Many of you are all too aware of the number of patches repairing flaws in Adobe's Reader and Acrobat software in the last couple of years. Their PDF reader is deployed on nearly all computers, which is too juicy of a target to ignore by criminals wanting new methods of infecting businesses and consumers alike.
As the quantity of malicious samples increase, it is clear that heuristic detection techniques need to be researched in order to provide better protection against this popular attack vector.
Paul Baccas from SophosLabs UK presented his paper "Finding Rules for Heuristic Detection of Malicious PDFs: With Analysis of Embedded Exploit Code" Wednesday at the 2010 Virus Bulletin conference in Vancouver, Canada.
Paul shared his analysis of clean and malicious PDF samples and showed the characteristics of PDFs that indicate how dangerous a given sample may be.
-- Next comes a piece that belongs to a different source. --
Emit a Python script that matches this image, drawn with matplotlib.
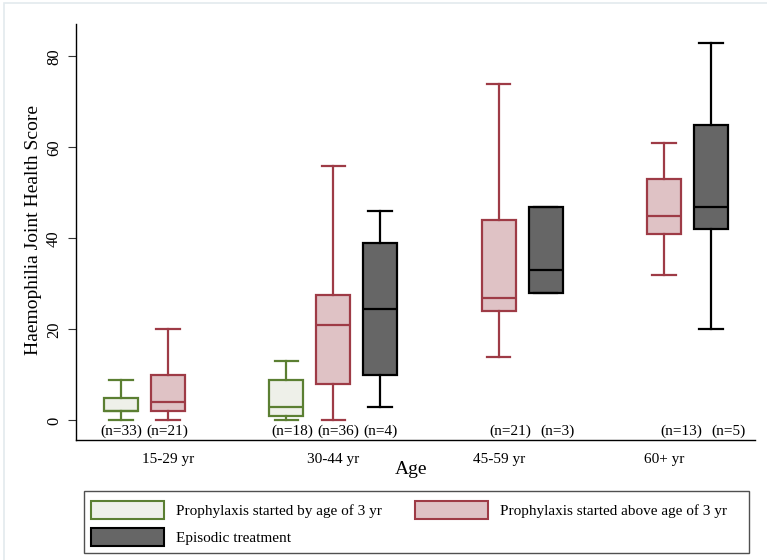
import matplotlib
matplotlib.use('Agg')
import matplotlib.pyplot as plt
from matplotlib.patches import Patch, Rectangle

plt.rcParams['font.family'] = ['Liberation Serif', 'DejaVu Serif']

# categories and series
age_groups = ['15-29 yr', '30-44 yr', '45-59 yr', '60+ yr']
series_names = ['Prophylaxis started by age of 3 yr',
                'Prophylaxis started above age of 3 yr',
                'Episodic treatment']

# box summaries: [min, q1, median, q3, max], None = no box
early_stats = [[0, 2, 2, 5, 9], [0, 1, 3, 9, 13], None, None]
late_stats = [[0, 2, 4, 10, 20], [0, 8, 21, 27.5, 56], [14, 24, 27, 44, 74], [32, 41, 45, 53, 61]]
episodic_stats = [None, [3, 10, 24.5, 39, 46], [28, 28, 33, 47, 47], [20, 42, 47, 65, 83]]

# number of patients per box
early_n = [33, 18, None, None]
late_n = [21, 36, 21, 13]
episodic_n = [None, 4, 3, 5]

all_stats = [early_stats, late_stats, episodic_stats]
all_n = [early_n, late_n, episodic_n]

# styles
edge_cols = ['#5b7f32', '#9e3b46', '#000000']
fill_cols = ['#eef0e9', '#dfc2c5', '#666666']
box_shift = [-0.284, 0.0, 0.284]
# where the (n=..) texts sit, relative to the group centre
n_shift = [[-0.284, -0.248, 0, 0],
           [-0.006, 0.03, 0.07, 0.106],
           [0, 0.287, 0.355, 0.39]]

W, H = 767, 560
fig = plt.figure(figsize=(W / 100, H / 100), dpi=100)
fig.patches.append(Rectangle((4 / W, -0.1), 1.2, 1.1 - 3 / H, transform=fig.transFigure,
                             fill=False, edgecolor='#e3eaee', lw=1.2))

ax = fig.add_axes([76 / W, 1 - 440 / H, 679 / W, 416 / H])

for s in range(3):
    stats = []
    pos = []
    for g in range(len(age_groups)):
        v = all_stats[s][g]
        if v is None:
            continue
        stats.append({'whislo': v[0], 'q1': v[1], 'med': v[2], 'q3': v[3],
                      'whishi': v[4], 'fliers': []})
        pos.append(g + 1 + box_shift[s])
    lw = 1.6
    ax.bxp(stats, positions=pos, widths=0.207, capwidths=0.143, patch_artist=True,
           showfliers=False, manage_ticks=False,
           boxprops=dict(facecolor=fill_cols[s], edgecolor=edge_cols[s], linewidth=lw),
           medianprops=dict(color=edge_cols[s], linewidth=lw),
           whiskerprops=dict(color=edge_cols[s], linewidth=lw),
           capprops=dict(color=edge_cols[s], linewidth=lw))
    for g in range(len(age_groups)):
        n = all_n[s][g]
        if n is None:
            continue
        ax.text(g + 1 + n_shift[s][g], -2.3, '(n=%d)' % n, ha='center', va='center',
                fontsize=11)

ax.set_xlim(0.4435, 4.5505)
ax.set_ylim(-4.29, 87.14)

ax.set_xticks(range(1, len(age_groups) + 1))
ax.set_xticklabels(age_groups, fontsize=11)
ax.tick_params(axis='x', length=0, pad=9)
ax.set_yticks([0, 20, 40, 60, 80])
ax.set_yticklabels(['0', '20', '40', '60', '80'], fontsize=12, rotation=90, va='center')
ax.tick_params(axis='y', length=6, width=0.8, pad=4, color='#333333')

ax.spines['top'].set_visible(False)
ax.spines['right'].set_visible(False)
ax.spines['left'].set_linewidth(1.0)
ax.spines['bottom'].set_linewidth(1.0)

ax.set_xlabel('Age', fontsize=14, va='center')
ax.xaxis.set_label_coords(0.493, -0.072)
ax.set_ylabel('Haemophilia Joint Health Score', fontsize=14, va='center', ha='center')
ax.yaxis.set_label_coords(-0.0619, 0.505)

# legend: frame drawn separately so it spans the full width
fig.patches.append(Rectangle((84 / W, 1 - 553 / H), 665 / W, 62.3 / H,
                             transform=fig.transFigure, fill=False,
                             edgecolor='#505050', lw=1.0))
handles = [Patch(facecolor=fill_cols[i], edgecolor=edge_cols[i], linewidth=1.5,
                 label=series_names[i]) for i in [0, 2, 1]]
fig.legend(handles=handles, loc='upper left', bbox_to_anchor=(91 / W, 1 - 500.5 / H),
           frameon=False, ncol=2, fontsize=11, handlelength=4.78, handleheight=1.5,
           handletextpad=0.78, columnspacing=2.16, labelspacing=0.55,
           borderpad=0, borderaxespad=0)

fig.savefig('out.png', dpi=100)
PDF is an open standard, and as a result many applications can create and render them. One disadvantage this presents is that readers must be far more forgiving then they really ought to be. They ignore syntax errors, correct broken tags and many other issues which can be used to the advantage of the people exploiting the format.
The PDF format is badly in need of an overhaul. Adobe has announced they will be adding a sandbox capability to Adobe Reader to help address the security concerns administrators have with their application. Based upon Paul's research sandboxing will not go far enough to secure Reader.